During his adventure, Charles called home every five to 10 days. Jenelle provided moral support and also sent Charles care packages with seasonal clothes. For a week in June, Jenelle camped with Charles, Mike “Fox-on-the-Run” Mullins (a hiker from WV Charles met in the Shenandoah Valley) and Fox’s wife, Helen, around Harper’s Ferry, northwest of Washington, DC. Charles and Fox hiked three-quarters of the Trail together.
During the week in June, the women would pick up their men in the evening, drive to a campsite, and then return them to the Trail in the morning. Charles says they were able to average 20 miles per day that week, as opposed to his average 15 miles, because they could “slack pack” those days.
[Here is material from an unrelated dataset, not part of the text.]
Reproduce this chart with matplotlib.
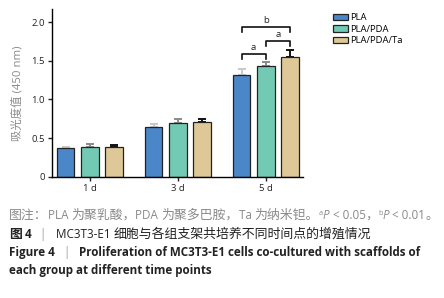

Slack packing is hiking with a very light pack because many necessities can be left at the campsite.
Jenelle also flew to Maine to greet Charles at the end of his journey. Prior to the trek, Charles estimated that he could finish in six months. When he had a good idea of when he would arrive at the end, he asked Jenelle to meet him in Maine on Sept. 10. He scaled a very foggy Mount Katahdin that day, and when he finished hiking down the other side, Jenelle greeted her husband with a modest celebration, complete with “I love you” shorts, balloons and medals for the three finishing hikers: Charles, Fox and Linda “Peddler” Bell, a female hiker who joined them for the last 300 miles.
Charles is glad he completed the Trail, despite the difficulties he suffered. He and some fellow hikers decided the trek is worse than boot camp. The reason: You can’t quit boot camp, so you’re forced to stick it out. At any point on the Trail, however, you can call it quits, so you have to choose to go through the struggle. That makes it not only a physical challenge, but a mental one as well. In fact, Charles says he estimates it to be about 75% mental.
“Most people could do it,” he says, “but you have to get your mind right.” He also suggests, “Go younger. You don’t hurt as bad.” Though, he admits that the trail is more difficult now because very little of it uses roadways, which were some of the easier parts to hike in ’97.
The mental toughness Charles developed during his six months on the Trail also contributed to his ability to brave the struggle he went through with complications following prostate cancer surgery in March of 2000. He says he doesn’t know if he could have gotten through that experience if he hadn’t hiked the Trail. “It helped me pull through that,” he admits.
Through it all — a painful hammer toe, an old ankle injury that bothered him the first 500 miles, developing neuropathy in his feet, dangerous paths, bad weather and feisty varmints — Charles had the strength to press on and to persevere. He’s an inspiration.